Кажется, что нас, здравомыслящих, мало, но нас много. И в России они есть. Но там десятки миллионов людей. От того, что народ не просвещают, не обогащают материально, закрывают их внутри страны — люди темнеют.
— В песне, которую вы выложили в Instagram есть строчки, где вы обращаетесь к людям из Кремля: «Лестно шепчут крысы, лижут попы, писи, фу, какая мерзость — преданность и верность». Вы думаете, что существует некий коллективный Путин или решение принимает только один человек, а спорить с ним нельзя?
— Первоначально она написана про одного режиссера из театра, где я работал. Он управлял театром 25 лет. Представь, он директор, худрук и главный режиссер. Все в одном человеке.
— Очень знакомая ситуация.
— Насколько талантливый человек. 25 лет все спектакли идут один в один. На ковер я часто тогда ходил. И получилось, что я писал про него, но вышло довольно объемно, поэтому можно отнести к кому угодно. В том числе и к Лукашенко, и к Путину. Это про всех них. Знаешь, такая детская песня, но очень хорошая. Когда ее сейчас пою, я прям вкладываюсь. Я убежден, что если не станет Путина и Лукашенко, то все изменится на корню. Никаких последователей не будет. Они одни. Все их приближенные спят и видят, чтобы их не стало. Это просто маски. Они лгут и боятся.
— Ваше отношение к Зеленскому изменилось?
— Мне был очень симпатичен этот человек и вся его команда, когда их только увидел на сцене. Потом мы познакомились. Я следил за тем, что они делают. Кайф. И потом он стал президентом.

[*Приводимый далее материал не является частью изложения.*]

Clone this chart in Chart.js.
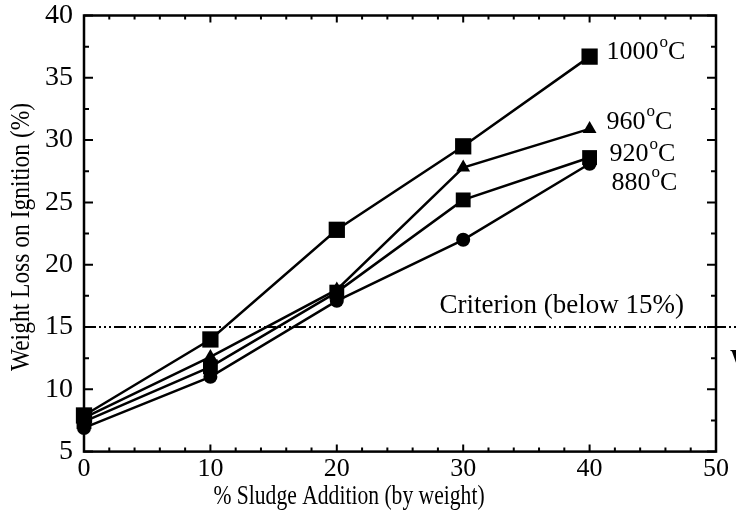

Наша семья голосовала за него. Сейчас я восхищаюсь им. Сколько всего Владимир Александрович сделал за эти 2,5 месяца! Восхищение и благодарность!
— Как вы думаете, настанет ли момент, когда россияне, белорусы и украинцы вновь смогут нормально общаться?
— Не знаю. У меня есть в Беларуси друзья. Их немного. Мне они дороги. Вся остальная страна мне неизвестна. Ведь связь — это люди. Чтобы ты любил страну, там должны быть люди. А домики и красоты — это прилегающая атрибутика. Это гарнир. Главное — человек. А с Россией? Не знаю. Может быть. Хотя нет, не знаю. Боль очень большая. Да, мы вернемся к мирной жизни, начнем заниматься своими делами, вновь любить, рожать детей, строить, но пока мы живы — все это будем помнить. И наши дети тоже не забудут. Я не хочу никаких отношений.
— Чтобы вы сказали россиянам и белорусам?
— Когда?
— Сейчас.
— Каким россиянам и белорусам? Россиянам из Бурятии?
— Там живут разные люди.
— Мирным россиянам и белорусам я бы хотел сказать, что я знаю — вы прекрасно понимаете, что сейчас происходит, что сделали ваши страны, какой ужас они несут Украине. Я понимаю, в какой безвыходной ситуации находитесь вы. С такими вождями никогда ни одна страна в мире не могла спокойно существовать и развиваться. Радует, что мало диктаторов доживали свою жизнь. Они плохо заканчивали. А после падения диктатора страна начинала расцветать. По чуть-чуть, потихонечку начинала приобретать облик здоровой, розовощекой, не бледной кожи. Когда началась война, единственный кто мне позвонил из России — мой товарищ. Он долго плакал. На что я ему ответил: «Вы в капкане. Это ваш выбор, это ваш путь. Терпение. Надежда. И вера в лучшее». Можно, если осторожно, что-то пытаться менять. Соединиться в этом порыве с другими людьми и расширяться. И так на теле всей страны зарубцуются все раны. Моя вся родня из России, но мне никто не позвонил и не написал за это время. Вот так.